The nongovernmental organization A Better Balance has documented that pregnant workers have been unable to access simple accommodations like cooler work or extra breaks to drink water, and have instead have in many cases been forced to choose between wages they need and their health.
Studies, for example in 2019 and in 2020, and joint efforts by data experts and media outlets such as the National Public Radio have found that lower-income areas of many US cities, often communities of color, are hotter than wealthier, often whiter parts of cities.
Human Rights Watch has found that health during pregnancy has been largely omitted from heat awareness efforts. For more on studies and context on why heat is a reproductive justice concern please see this fact sheet.
Hurricanes and Flooding
The year 2020 was record-breaking for north Atlantic hurricane activity. Scientists predict that the intensity and levels of rainfall for the region will continue to worsen as the earth continues to warm, potentially leading to more property damage, loss of livelihoods, and displacement. A 2020 study of 20 million births in the eastern US found an association between exposure to hurricanes and higher rates of preterm birth. Another study, also of millions of US births, suggested that “exposure to a hurricane during pregnancy increases the probability of complications of labor and delivery and problems for the newborn.”
Hurricane Katrina, which devastated New Orleans and neighboring areas in 2005, had many negative impacts on women and girls’ health including, according to one study, low birth weight for the babies of pregnant women who had the greatest exposure, for example those who experienced flooding directly or had to escape through water.

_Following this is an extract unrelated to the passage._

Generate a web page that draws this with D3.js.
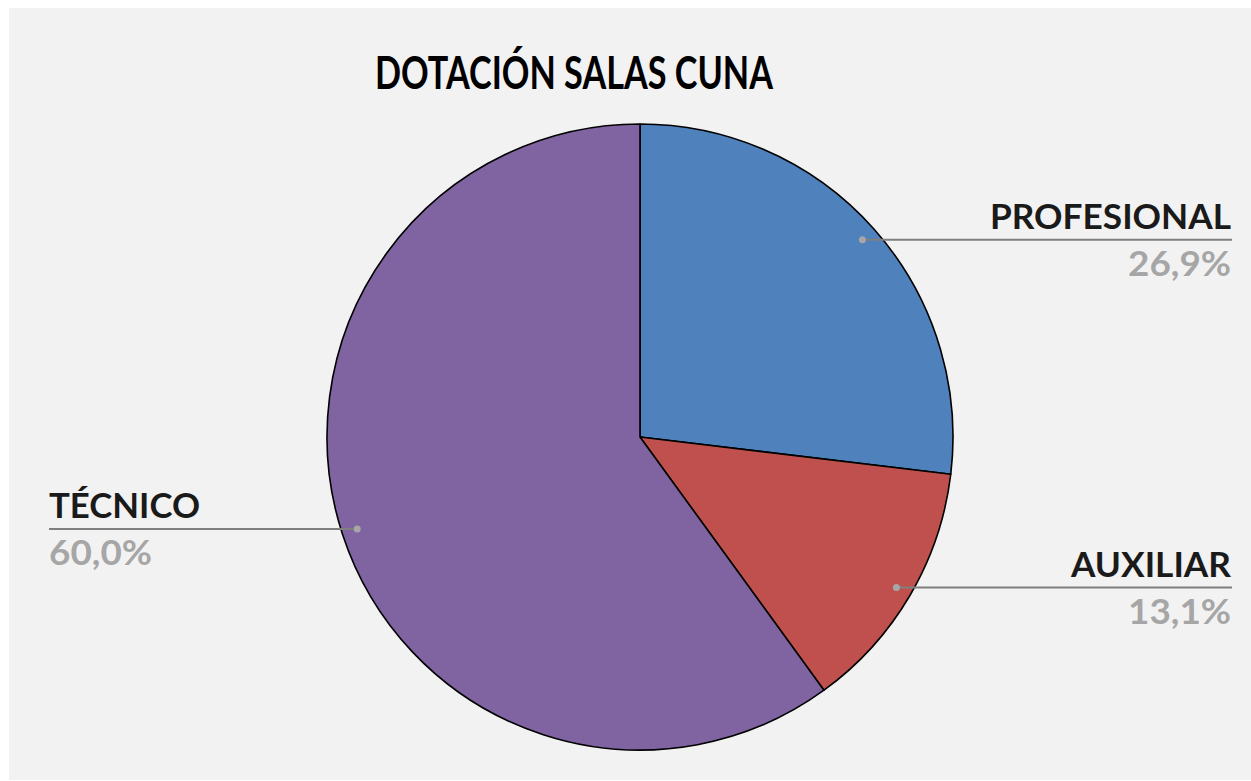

Researchers found that maternal stress because of Hurricane Andrew in 1992 may have been linked to dysfunctional labor, with a 20 percent rise in C-section deliveries compared with statistically matched comparison groups. Human Rights Watch research found that in the aftermath of Hurricane Maria in Puerto Rico in 2017, pregnant women struggled to find care, including emergency obstetric care, and breastfeeding support systems were dysfunctional.
A study found that the 2009 Red River floods in North Dakota were followed by “an increase in medical risks, low birth weight, and preterm delivery among women giving birth in North Dakota.”
Wildfires
As the climate crisis worsens, scientists expect wildfires to become both more frequent and more severe, especially in the Western US. Paired with continued development in areas vulnerable to wildfire, more of the US population will most likely be affected by the health impacts of wildfires, facing increasing amounts of pollution, dust, and smoke in the air.
Specific risks associated with wildfires during pregnancy include reduced access to health care during evacuations, vulnerability to PTSD-like symptoms, and complications related to exposure to smoke. Multiple studies suggest a link between exposure to particulate matter in smoke and pregnancy complications, such as low birth rate and preterm birth. And without a sufficient air filtration system, particulate matter can remain indoors well after wildfires end, perpetuating the risk of harm from exposure. Scientists have also noted the impact of stress caused by the fires on pregnancy, and several studies are underway to assess the impact of long-term stress.
The Environmental Protection Agency includes pregnant people as a population vulnerable to wildfire, including in a guide for public health officials, and the CDC’s climate program noted a number of new studies indicating maternal health concerns in a recent report on air filtration as a public health intervention.